Queensland recorded no new-locally acquired cases for the third consecutive day on Saturday after more than 11,000 tests.
With the risk from recent outbreaks of Delta diminishing, Chief Health Officer Jeannette Young says Queensland's luck in seeing off the virus is related to testing.
Dr Young believes people have "come out in droves" to get tested, allowing authorities to rapidly identify index cases.
"It's that reason ... that's made the biggest difference, that people are just prepared to come out and get tested, and then we find them," she told reporters on Saturday.
"That 13-year-old who had a headache (in the Sunnybank cluster), I still can't believe that she came forward so we so quickly got on top of that cluster.
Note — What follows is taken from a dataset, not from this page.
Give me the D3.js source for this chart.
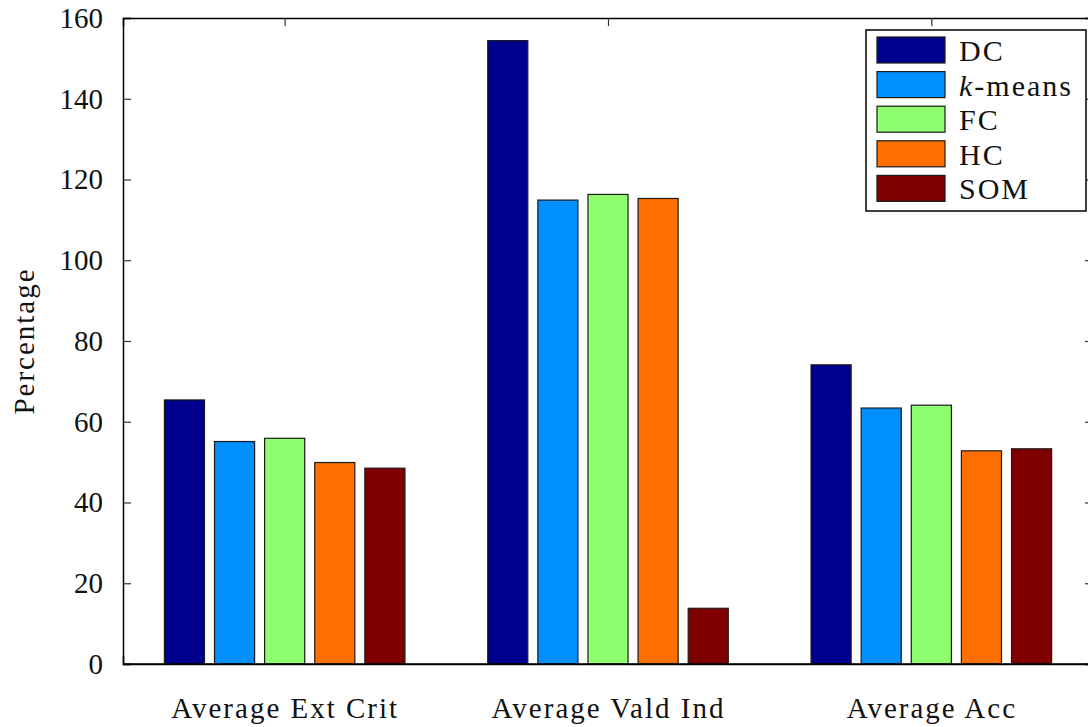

Other people who just with no idea that they might have it, come forward and get tested, so I think that's probably one of the biggest differences in Queensland."
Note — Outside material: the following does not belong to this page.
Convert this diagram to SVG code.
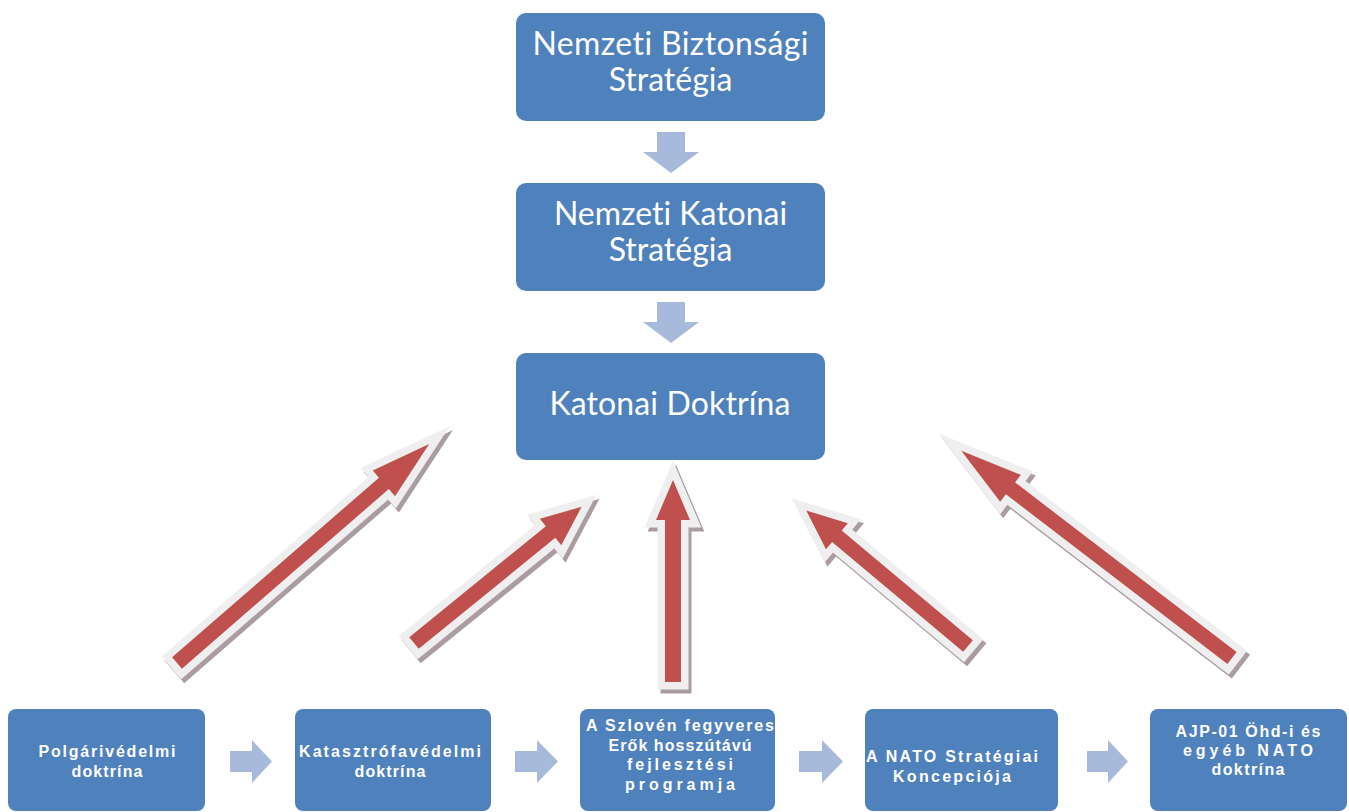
<svg xmlns="http://www.w3.org/2000/svg" xmlns:xlink="http://www.w3.org/1999/xlink" width="1349" height="812" viewBox="0 0 1349 812">
<style>
.box{fill:#4f81bd;}
.t{fill:#ffffff;font-family:Lato,"Open Sans","Liberation Sans",sans-serif;text-anchor:middle;font-variant-ligatures:none;}
.big{font-size:32px;}
.small{font-family:"Liberation Sans",Arial,sans-serif;font-size:16px;font-weight:bold;}
.flow{fill:#a7badb;}
.sh{fill:#ab9ca1;stroke:#ab9ca1;stroke-width:15;stroke-linejoin:miter;stroke-miterlimit:10;}
.halo{fill:#efefef;stroke:#efefef;stroke-width:15;stroke-linejoin:miter;stroke-miterlimit:10;}
.red{fill:#c0504d;}
</style>
<defs>
<path id="a1" transform="translate(177,663) rotate(-40.97)" d="M0,-7.5 H274 V-17 L334,0 L274,17 V7.5 H0 Z"/>
<path id="a2" transform="translate(414,643) rotate(-39.1)" d="M0,-7.5 H176 V-17 L216,0 L176,17 V7.5 H0 Z"/>
<path id="a3" transform="translate(673,682) rotate(-90)" d="M0,-8 H162 V-17 L202,0 L162,17 V8 H0 Z"/>
<path id="a4" transform="translate(968,646) rotate(-140.05)" d="M0,-7.5 H171 V-17 L211,0 L171,17 V7.5 H0 Z"/>
<path id="a5" transform="translate(1232,658) rotate(-142.55)" d="M0,-7.5 H279 V-17 L341,0 L279,17 V7.5 H0 Z"/>
</defs>
<rect width="1349" height="812" fill="#ffffff"/>
<g id="connectors">
<polygon class="flow" points="657,132 685,132 685,152 699,152 671,173 643,152 657,152"/>
<polygon class="flow" points="657,302 685,302 685,322 699,322 671,343 643,322 657,322"/>
<polygon class="flow" points="230,751 252,751 252,740 272,761.5 252,783 252,772 230,772"/>
<polygon class="flow" points="515,751 537,751 537,740 558,761.5 537,783 537,772 515,772"/>
<polygon class="flow" points="799,751 822,751 822,740 843,761.5 822,783 822,772 799,772"/>
<polygon class="flow" points="1087,751 1108,751 1108,740 1128,761.5 1108,783 1108,772 1087,772"/>
<g id="arrow1"><use xlink:href="#a1" class="sh" transform="translate(3,4)"/><use xlink:href="#a1" class="halo"/><use xlink:href="#a1" class="red"/></g>
<g id="arrow2"><use xlink:href="#a2" class="sh" transform="translate(3,4)"/><use xlink:href="#a2" class="halo"/><use xlink:href="#a2" class="red"/></g>
<g id="arrow3"><use xlink:href="#a3" class="sh" transform="translate(3,4)"/><use xlink:href="#a3" class="halo"/><use xlink:href="#a3" class="red"/></g>
<g id="arrow4"><use xlink:href="#a4" class="sh" transform="translate(3,4)"/><use xlink:href="#a4" class="halo"/><use xlink:href="#a4" class="red"/></g>
<g id="arrow5"><use xlink:href="#a5" class="sh" transform="translate(3,4)"/><use xlink:href="#a5" class="halo"/><use xlink:href="#a5" class="red"/></g>
</g>
<g id="nbs">
<rect class="box" x="516" y="13" width="309" height="108" rx="10"/>
<text class="t big" x="670.5" y="55" textLength="276">Nemzeti Biztonsági</text>
<text class="t big" x="670.5" y="91">Stratégia</text>
</g>
<g id="nks">
<rect class="box" x="516" y="183" width="309" height="108" rx="10"/>
<text class="t big" x="670.5" y="225">Nemzeti Katonai</text>
<text class="t big" x="670.5" y="261">Stratégia</text>
</g>
<g id="kd">
<rect class="box" x="516" y="353" width="309" height="107" rx="10"/>
<text class="t big" x="670" y="415" textLength="241">Katonai Doktrína</text>
</g>
<g id="b1">
<rect class="box" x="8" y="709" width="197" height="102" rx="8"/>
<text class="t small" x="107" y="757" textLength="137">Polgárivédelmi</text>
<text class="t small" x="107" y="777" textLength="71">doktrína</text>
</g>
<g id="b2">
<rect class="box" x="295" y="709" width="196" height="102" rx="8"/>
<text class="t small" x="390" y="757" textLength="182">Katasztrófavédelmi</text>
<text class="t small" x="390" y="777" textLength="71">doktrína</text>
</g>
<g id="b3">
<rect class="box" x="580" y="709" width="195" height="102" rx="8"/>
<text class="t small" x="680" y="731" textLength="188">A Szlovén fegyveres</text>
<text class="t small" x="680" y="751" textLength="143">Erők hosszútávú</text>
<text class="t small" x="680" y="770" textLength="106">fejlesztési</text>
<text class="t small" x="680" y="790" textLength="110">programja</text>
</g>
<g id="b4">
<rect class="box" x="865" y="709" width="193" height="102" rx="8"/>
<text class="t small" x="952" y="762" textLength="172">A NATO Stratégiai</text>
<text class="t small" x="952" y="782" textLength="118">Koncepciója</text>
</g>
<g id="b5">
<rect class="box" x="1150" y="709" width="197" height="102" rx="8"/>
<text class="t small" x="1248" y="737" textLength="145">AJP-01 Öhd-i és</text>
<text class="t small" x="1248" y="756" textLength="130">egyéb NATO</text>
<text class="t small" x="1248" y="775" textLength="73">doktrína</text>
</g>
</svg>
Health Minister Yvette D'Ath said state-run vaccination hubs delivered another 20,811 doses on Friday with the proportion of eligible Queenslanders who have had a first dose at 69.27 per cent with 51.06 per cent fully vaccinated.
The state government is holding another Super Pfizer Weekend allowing walk-ups to get the jab on Saturday and Sunday.
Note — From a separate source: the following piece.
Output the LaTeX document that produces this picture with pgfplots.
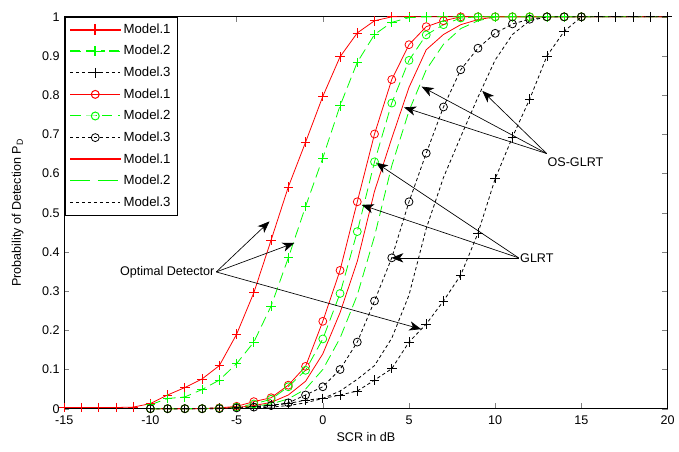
\documentclass[border=0pt]{standalone}
\usepackage{pgfplots}
\pgfplotsset{compat=1.18}
\usepackage{fontspec}
\setmainfont{Liberation Sans}
\usetikzlibrary{arrows.meta}
\definecolor{mred}{RGB}{255,0,0}
\definecolor{mgreen}{RGB}{0,255,0}
\definecolor{lredA}{RGB}{254,0,0}
\definecolor{lredB}{RGB}{253,1,1}
\definecolor{lredC}{RGB}{252,2,2}
\definecolor{lgreenA}{RGB}{0,254,0}
\definecolor{lgreenB}{RGB}{1,253,1}
\definecolor{lgreenC}{RGB}{2,252,2}
\tikzset{
  sA/.style={line width=0.6pt},
  sL/.style={line width=0.75pt},
  dB/.style={dash pattern=on 8pt off 4pt},
  dC/.style={dash pattern=on 2.5pt off 2pt},
}
\begin{document}
\begin{tikzpicture}[x=0.75pt,y=0.75pt]
\begin{axis}[
  width=456.2pt, height=296.25pt, scale only axis,
  xmin=-15, xmax=20, ymin=0, ymax=1,
  xtick={-15,-10,...,20}, ytick={0,0.1,...,1.0},
  yticklabels={0,0.1,0.2,0.3,0.4,0.5,0.6,0.7,0.8,0.9,1},
  tick align=inside, major tick length=4pt,
  /pgf/number format/assume math mode=true,
  tick label style={font=\fontsize{9.5}{11}\selectfont},
  xticklabel style={yshift=-2pt},
  label style={font=\fontsize{9.5}{11}\selectfont},
  xlabel={SCR in dB},
  ylabel={Probability of Detection P\textsubscript{D}},
  xlabel style={at={(axis description cs:0.5,-0.071)},anchor=center},
  ylabel style={at={(axis description cs:-0.077,0.5)},anchor=center},
  axis line style={line width=0.6pt},
  clip=false,
  legend cell align=left,
  legend style={at={(axis description cs:0.002,1)},anchor=north west,
    font=\fontsize{10}{12}\selectfont, row sep=3.6pt, inner xsep=3pt, inner ysep=3pt},
]
% Optimal detector
\addplot[sA, draw=mred, mark=+, mark size=3.6pt, mark options={solid,draw=mred},
  legend image code/.code={%
    \fill[fill=lredA] (0pt,-0.35pt) rectangle (38pt,0.35pt);
    \fill[fill=lredA] (18.65pt,-3.6pt) rectangle (19.35pt,3.6pt);}] coordinates {
(-15,0.003)(-14,0.003)(-13,0.003)(-12,0.003)(-11,0.004)(-10,0.013)(-9,0.035)(-8,0.054)(-7,0.076)(-6,0.11)(-5,0.19)(-4,0.296)(-3,0.43)(-2,0.566)(-1,0.68)(0,0.797)(1,0.898)(2,0.959)(3,0.99)(4,1)(5,1)(6,1)(7,1)(8,1)(9,1)(10,1)(11,1)(12,1)(13,1)(14,1)(15,1)(16,1)(17,1)(18,1)(19,1)(20,1)};
\addlegendentry{Model.1}
\addplot[sA, draw=mgreen, dB, mark=+, mark size=3.6pt, mark options={solid,draw=mgreen},
  legend image code/.code={%
    \fill[fill=lgreenA] (0pt,-0.35pt) rectangle (8pt,0.35pt);
    \fill[fill=lgreenA] (12pt,-0.35pt) rectangle (26pt,0.35pt);
    \fill[fill=lgreenA] (30pt,-0.35pt) rectangle (38pt,0.35pt);
    \fill[fill=lgreenA] (18.65pt,-3.6pt) rectangle (19.35pt,3.6pt);}] coordinates {
(-10,0.01)(-9,0.026)(-8,0.03)(-7,0.049)(-6,0.073)(-5,0.115)(-4,0.17)(-3,0.262)(-2,0.385)(-1,0.516)(0,0.64)(1,0.773)(2,0.884)(3,0.955)(4,0.986)(5,0.998)(6,1)(7,1)(8,1)(9,1)(10,1)(11,1)(12,1)(13,1)(14,1)(15,1)(16,1)(17,1)(18,1)(19,1)(20,1)};
\addlegendentry{Model.2}
\addplot[sA, draw=black, dC, mark=+, mark size=3.6pt, mark options={solid,draw=black},
  legend image code/.code={\draw[sA,black,dC,mark=+,mark size=3.6pt,mark options={solid},mark repeat=2,mark phase=2] plot coordinates {(0pt,0pt)(19pt,0pt)(38pt,0pt)};}] coordinates {
(-10,0)(-9,0)(-8,0)(-7,0.001)(-6,0.002)(-5,0.003)(-4,0.006)(-3,0.009)(-2,0.013)(-1,0.022)(0,0.026)(1,0.035)(2,0.045)(3,0.073)(4,0.102)(5,0.17)(6,0.216)(7,0.275)(8,0.341)(9,0.448)(10,0.587)(11,0.693)(12,0.79)(13,0.9)(14,0.963)(15,1)(16,1)(17,1)(18,1)(19,1)(20,1)};
\addlegendentry{Model.3}
% GLRT
\addplot[sA, draw=mred, mark=o, mark size=3pt, mark options={solid,draw=mred},
  legend image code/.code={\color{lredB}\pgfsetstrokecolor{lredB}\draw[sL,color=lredB,mark=o,mark size=3pt,mark repeat=2,mark phase=2] plot coordinates {(0pt,0pt)(19pt,0pt)(38pt,0pt)};}] coordinates {
(-10,0)(-9,0)(-8,0)(-7,0)(-6,0.002)(-5,0.006)(-4,0.018)(-3,0.028)(-2,0.06)(-1,0.108)(0,0.223)(1,0.353)(2,0.528)(3,0.701)(4,0.84)(5,0.929)(6,0.975)(7,0.99)(8,1)(9,1)(10,1)(11,1)(12,1)(13,1)(14,1)(15,1)};
\addlegendentry{Model.1}
\addplot[sA, draw=mgreen, dB, mark=o, mark size=3pt, mark options={solid,draw=mgreen},
  legend image code/.code={\color{lgreenB}\pgfsetstrokecolor{lgreenB}\draw[sL,color=lgreenB,dB,mark=o,mark size=3pt,mark options={solid},mark repeat=2,mark phase=2] plot coordinates {(0pt,0pt)(19pt,0pt)(38pt,0pt)};}] coordinates {
(-10,0)(-9,0)(-8,0)(-7,0)(-6,0.001)(-5,0.004)(-4,0.012)(-3,0.024)(-2,0.056)(-1,0.098)(0,0.178)(1,0.294)(2,0.452)(3,0.63)(4,0.78)(5,0.889)(6,0.954)(7,0.98)(8,0.997)(9,1)(10,1)(11,1)(12,1)(13,1)(14,1)(15,1)};
\addlegendentry{Model.2}
\addplot[sA, draw=black, dC, mark=o, mark size=3pt, mark options={solid,draw=black},
  legend image code/.code={\draw[sA,black,dC,mark=o,mark size=3pt,mark options={solid},mark repeat=2,mark phase=2] plot coordinates {(0pt,0pt)(19pt,0pt)(38pt,0pt)};}] coordinates {
(-10,0)(-9,0)(-8,0)(-7,0)(-6,0)(-5,0.002)(-4,0.004)(-3,0.008)(-2,0.015)(-1,0.035)(0,0.056)(1,0.1)(2,0.17)(3,0.275)(4,0.385)(5,0.528)(6,0.652)(7,0.77)(8,0.865)(9,0.92)(10,0.958)(11,0.982)(12,0.994)(13,1)(14,1)(15,1)};
\addlegendentry{Model.3}
% OS-GLRT
\addplot[sA, draw=mred, mark=none,
  legend image code/.code={\fill[fill=lredC] (0pt,-0.35pt) rectangle (38pt,0.35pt);}] coordinates {
(-10,0)(-8,0)(-6,0.001)(-5,0.003)(-4,0.008)(-3,0.016)(-2,0.035)(-1,0.07)(0,0.14)(1,0.245)(2,0.376)(3,0.555)(4,0.69)(5,0.82)(6,0.916)(7,0.955)(8,0.98)(9,0.993)(10,1)(15,1)(20,1)};
\addlegendentry{Model.1}
\addplot[sA, draw=mgreen, mark=none, dB,
  legend image code/.code={\color{lgreenC}\pgfsetstrokecolor{lgreenC}\draw[sL,color=lgreenC,dash pattern=on 15pt off 6pt] (0pt,0pt) -- (38pt,0pt);}] coordinates {
(-10,0)(-8,0)(-6,0.001)(-5,0.002)(-4,0.006)(-3,0.012)(-2,0.025)(-1,0.05)(0,0.1)(1,0.18)(2,0.29)(3,0.44)(4,0.62)(5,0.76)(6,0.865)(7,0.93)(8,0.97)(9,0.99)(10,1)(15,1)(20,1)};
\addlegendentry{Model.2}
\addplot[sA, draw=black, mark=none, dC,
  legend image code/.code={\draw[sA,black,dC] (0pt,0pt) -- (38pt,0pt);}] coordinates {
(-10,0)(-8,0)(-6,0)(-4,0.002)(-3,0.004)(-2,0.008)(-1,0.015)(0,0.026)(1,0.045)(2,0.075)(3,0.11)(4,0.18)(5,0.29)(6,0.46)(7,0.59)(8,0.694)(9,0.795)(10,0.89)(11,0.955)(12,0.99)(13,1)(15,1)(20,1)};
\addlegendentry{Model.3}
% annotations
\draw[line width=0.5pt,-{Stealth[length=9pt,width=7pt,inset=2.5pt]}] (axis cs:-6.18,0.349) -- (axis cs:-3.09,0.478);
\draw[line width=0.5pt,-{Stealth[length=9pt,width=7pt,inset=2.5pt]}] (axis cs:-6.18,0.349) -- (axis cs:-1.65,0.423);
\draw[line width=0.5pt,-{Stealth[length=9pt,width=7pt,inset=2.5pt]}] (axis cs:-6.18,0.349) -- (axis cs:5.71,0.203);
\node[anchor=east,inner sep=1pt,font=\fontsize{9.5}{11}\selectfont] at (axis cs:-6.2,0.347) {Optimal Detector};
\draw[line width=0.5pt,-{Stealth[length=9pt,width=7pt,inset=2.5pt]}] (axis cs:12.99,0.651) -- (axis cs:5.73,0.822);
\draw[line width=0.5pt,-{Stealth[length=9pt,width=7pt,inset=2.5pt]}] (axis cs:12.99,0.651) -- (axis cs:4.71,0.769);
\draw[line width=0.5pt,-{Stealth[length=9pt,width=7pt,inset=2.5pt]}] (axis cs:12.99,0.651) -- (axis cs:9.25,0.811);
\node[anchor=west,inner sep=1pt,font=\fontsize{9.5}{11}\selectfont] at (axis cs:12.95,0.628) {OS-GLRT};
\draw[line width=0.5pt,-{Stealth[length=9pt,width=7pt,inset=2.5pt]}] (axis cs:11.36,0.385) -- (axis cs:2.26,0.52);
\draw[line width=0.5pt,-{Stealth[length=9pt,width=7pt,inset=2.5pt]}] (axis cs:11.36,0.385) -- (axis cs:3.98,0.385);
\draw[line width=0.5pt,-{Stealth[length=9pt,width=7pt,inset=2.5pt]}] (axis cs:11.36,0.385) -- (axis cs:3.08,0.628);
\node[anchor=west,inner sep=1pt,font=\fontsize{9.5}{11}\selectfont] at (axis cs:11.36,0.385) {GLRT};
\path (rel axis cs:-0.1064,-0.1089) rectangle (rel axis cs:1.0099,1.043);
\end{axis}
\end{tikzpicture}
\end{document}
While Queensland hasn't set a date or vaccination target for the state borders to reopen, Ms D'Ath on Friday said more people were getting the jab "as we talk about Christmas, as we talk about borders opening".
She urged anyone who is yet to get their first vaccine to do so before the Delta strain takes hold in Queensland.
"Those people who have been sitting back and going 'We don't have an outbreak here, I can afford to wait': time is up," the health minister said.
"It's going to be five to six weeks before people are fully protected if they get vaccinated today, we don't know what five or six weeks are going to look like in November."
Meanwhile, the state government confirmed three NSW men who were fined for breaching the state border to attend the NRL grand final in Brisbane on Sunday have tested negative.
The men, who are reportedly friends of Penrith player Nathan Cleary, have returned to NSW after each being fined $4135.
"I am extremely disappointed, and I hope it sends a clear message to other people that this is not acceptable," Ms D'Ath said.
"You know, doesn't matter what fine we give you, I think the public will judge you for that behaviour."
There were 34 active cases in the state on Saturday.